> SOURCE EXCERPT:
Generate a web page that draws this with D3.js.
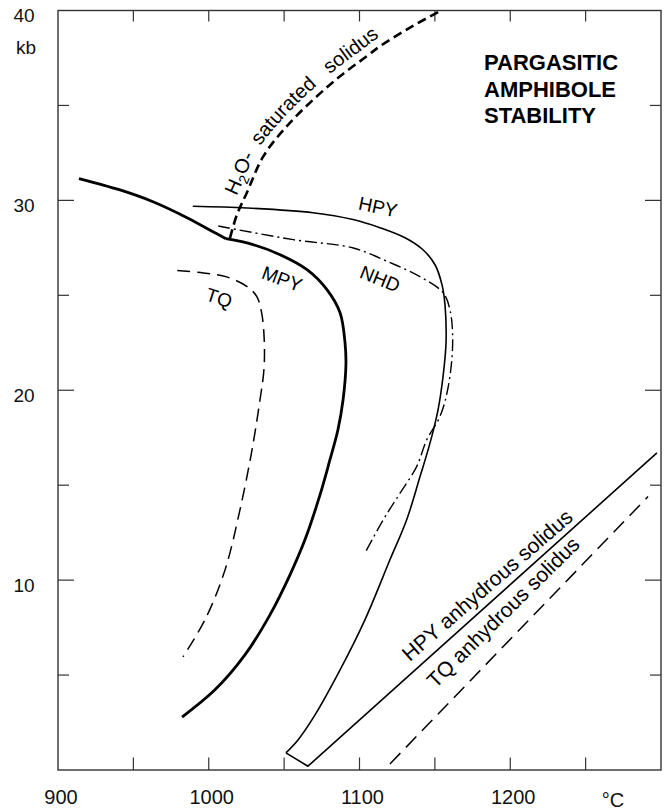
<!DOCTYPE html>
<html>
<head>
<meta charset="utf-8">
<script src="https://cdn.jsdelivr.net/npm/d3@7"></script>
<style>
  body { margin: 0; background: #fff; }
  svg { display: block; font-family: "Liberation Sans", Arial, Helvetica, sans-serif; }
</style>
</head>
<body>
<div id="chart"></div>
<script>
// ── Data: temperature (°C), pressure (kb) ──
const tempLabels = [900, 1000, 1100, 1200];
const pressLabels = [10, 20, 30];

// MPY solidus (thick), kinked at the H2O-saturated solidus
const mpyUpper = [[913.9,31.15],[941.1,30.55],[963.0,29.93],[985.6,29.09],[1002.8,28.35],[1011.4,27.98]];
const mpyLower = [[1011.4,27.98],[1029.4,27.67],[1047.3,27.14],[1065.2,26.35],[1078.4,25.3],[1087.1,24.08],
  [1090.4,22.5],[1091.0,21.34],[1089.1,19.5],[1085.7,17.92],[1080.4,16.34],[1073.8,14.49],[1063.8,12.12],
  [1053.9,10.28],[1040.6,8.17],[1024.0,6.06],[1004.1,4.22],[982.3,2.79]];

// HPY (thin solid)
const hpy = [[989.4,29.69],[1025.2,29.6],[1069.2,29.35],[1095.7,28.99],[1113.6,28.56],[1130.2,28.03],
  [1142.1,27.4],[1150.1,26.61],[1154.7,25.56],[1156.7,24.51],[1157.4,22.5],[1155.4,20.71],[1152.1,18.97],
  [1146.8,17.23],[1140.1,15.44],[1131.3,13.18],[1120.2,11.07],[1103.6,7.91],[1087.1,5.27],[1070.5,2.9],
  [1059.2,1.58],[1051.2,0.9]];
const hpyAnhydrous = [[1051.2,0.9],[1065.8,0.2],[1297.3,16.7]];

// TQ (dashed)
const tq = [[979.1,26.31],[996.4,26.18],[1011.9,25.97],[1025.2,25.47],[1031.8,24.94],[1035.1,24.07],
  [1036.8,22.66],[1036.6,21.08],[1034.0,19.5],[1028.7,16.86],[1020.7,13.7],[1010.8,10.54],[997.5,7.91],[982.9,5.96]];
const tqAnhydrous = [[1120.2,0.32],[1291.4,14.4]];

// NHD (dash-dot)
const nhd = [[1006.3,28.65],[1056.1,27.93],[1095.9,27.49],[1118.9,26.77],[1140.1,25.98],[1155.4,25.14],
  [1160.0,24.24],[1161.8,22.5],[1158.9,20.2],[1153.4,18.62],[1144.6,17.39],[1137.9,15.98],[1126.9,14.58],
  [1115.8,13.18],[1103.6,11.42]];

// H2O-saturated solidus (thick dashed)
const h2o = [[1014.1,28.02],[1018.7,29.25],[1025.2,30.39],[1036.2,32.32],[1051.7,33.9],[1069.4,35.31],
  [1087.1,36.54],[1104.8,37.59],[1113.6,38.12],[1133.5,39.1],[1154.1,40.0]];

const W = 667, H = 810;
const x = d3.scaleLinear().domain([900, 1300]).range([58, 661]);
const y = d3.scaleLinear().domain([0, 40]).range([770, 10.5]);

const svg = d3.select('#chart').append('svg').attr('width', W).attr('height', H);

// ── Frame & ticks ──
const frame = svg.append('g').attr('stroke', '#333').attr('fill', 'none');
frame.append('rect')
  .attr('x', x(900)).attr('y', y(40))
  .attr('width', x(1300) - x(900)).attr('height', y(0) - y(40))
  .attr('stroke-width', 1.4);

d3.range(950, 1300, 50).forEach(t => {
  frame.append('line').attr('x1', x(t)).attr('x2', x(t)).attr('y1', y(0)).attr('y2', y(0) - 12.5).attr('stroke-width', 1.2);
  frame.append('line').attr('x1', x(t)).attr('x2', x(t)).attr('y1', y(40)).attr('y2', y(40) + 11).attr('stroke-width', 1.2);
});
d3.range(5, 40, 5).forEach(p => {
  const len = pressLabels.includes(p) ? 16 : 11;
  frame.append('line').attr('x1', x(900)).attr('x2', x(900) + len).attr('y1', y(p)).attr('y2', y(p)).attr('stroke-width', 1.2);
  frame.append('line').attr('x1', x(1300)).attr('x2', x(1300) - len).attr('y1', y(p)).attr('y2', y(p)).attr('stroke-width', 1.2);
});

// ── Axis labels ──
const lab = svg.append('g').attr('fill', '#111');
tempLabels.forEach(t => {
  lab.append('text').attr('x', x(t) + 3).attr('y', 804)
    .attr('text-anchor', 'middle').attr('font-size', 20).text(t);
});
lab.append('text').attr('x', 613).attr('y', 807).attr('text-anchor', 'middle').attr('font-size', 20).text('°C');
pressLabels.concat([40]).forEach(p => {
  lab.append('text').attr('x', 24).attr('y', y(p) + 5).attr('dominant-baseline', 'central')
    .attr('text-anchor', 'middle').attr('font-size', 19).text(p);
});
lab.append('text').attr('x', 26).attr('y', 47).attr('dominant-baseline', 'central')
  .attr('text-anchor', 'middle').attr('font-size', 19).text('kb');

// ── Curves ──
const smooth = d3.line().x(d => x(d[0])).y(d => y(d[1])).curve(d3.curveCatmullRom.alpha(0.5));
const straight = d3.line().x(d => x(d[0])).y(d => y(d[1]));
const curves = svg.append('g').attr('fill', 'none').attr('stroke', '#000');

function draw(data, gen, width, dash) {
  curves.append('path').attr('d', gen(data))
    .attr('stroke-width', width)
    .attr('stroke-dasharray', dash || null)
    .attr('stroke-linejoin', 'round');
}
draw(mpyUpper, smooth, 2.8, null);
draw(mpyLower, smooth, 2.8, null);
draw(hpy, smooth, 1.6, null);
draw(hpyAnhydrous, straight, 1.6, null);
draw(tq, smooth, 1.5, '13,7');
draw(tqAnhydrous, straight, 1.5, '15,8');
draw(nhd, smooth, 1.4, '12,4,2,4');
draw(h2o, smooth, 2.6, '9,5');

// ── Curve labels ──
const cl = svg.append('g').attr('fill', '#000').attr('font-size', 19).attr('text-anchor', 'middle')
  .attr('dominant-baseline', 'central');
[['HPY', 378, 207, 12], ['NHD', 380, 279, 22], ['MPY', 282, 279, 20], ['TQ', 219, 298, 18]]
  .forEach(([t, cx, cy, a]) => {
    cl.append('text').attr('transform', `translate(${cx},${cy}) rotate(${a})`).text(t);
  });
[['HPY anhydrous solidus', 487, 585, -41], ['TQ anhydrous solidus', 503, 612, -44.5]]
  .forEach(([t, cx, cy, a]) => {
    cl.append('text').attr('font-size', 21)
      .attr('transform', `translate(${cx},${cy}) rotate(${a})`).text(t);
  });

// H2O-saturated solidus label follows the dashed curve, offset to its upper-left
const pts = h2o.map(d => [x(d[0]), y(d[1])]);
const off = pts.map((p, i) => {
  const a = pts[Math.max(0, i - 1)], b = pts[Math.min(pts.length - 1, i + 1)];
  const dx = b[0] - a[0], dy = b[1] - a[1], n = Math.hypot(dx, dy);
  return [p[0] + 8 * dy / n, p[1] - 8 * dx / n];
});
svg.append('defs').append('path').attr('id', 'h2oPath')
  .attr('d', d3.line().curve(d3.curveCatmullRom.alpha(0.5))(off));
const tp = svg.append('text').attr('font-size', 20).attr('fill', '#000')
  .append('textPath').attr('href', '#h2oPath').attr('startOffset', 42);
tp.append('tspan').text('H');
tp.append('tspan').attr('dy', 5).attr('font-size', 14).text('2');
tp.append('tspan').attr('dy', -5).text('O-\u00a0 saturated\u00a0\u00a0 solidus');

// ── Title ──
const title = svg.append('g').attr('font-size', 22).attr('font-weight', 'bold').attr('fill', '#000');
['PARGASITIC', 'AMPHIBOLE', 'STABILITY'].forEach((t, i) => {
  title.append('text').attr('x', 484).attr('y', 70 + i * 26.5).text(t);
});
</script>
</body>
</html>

> BRIEF:
Extract the lines exactly, please: the first line of the listing, the line with "const pressLabels = [10, 20, 30];", and every line between them, but no pictures.

> EXERCISE ANSWER:
Generate a web page that draws this with D3.js.
<!DOCTYPE html>
<html>
<head>
<meta charset="utf-8">
<script src="https://cdn.jsdelivr.net/npm/d3@7"></script>
<style>
  body { margin: 0; background: #fff; }
  svg { display: block; font-family: "Liberation Sans", Arial, Helvetica, sans-serif; }
</style>
</head>
<body>
<div id="chart"></div>
<script>
// ── Data: temperature (°C), pressure (kb) ──
const tempLabels = [900, 1000, 1100, 1200];
const pressLabels = [10, 20, 30];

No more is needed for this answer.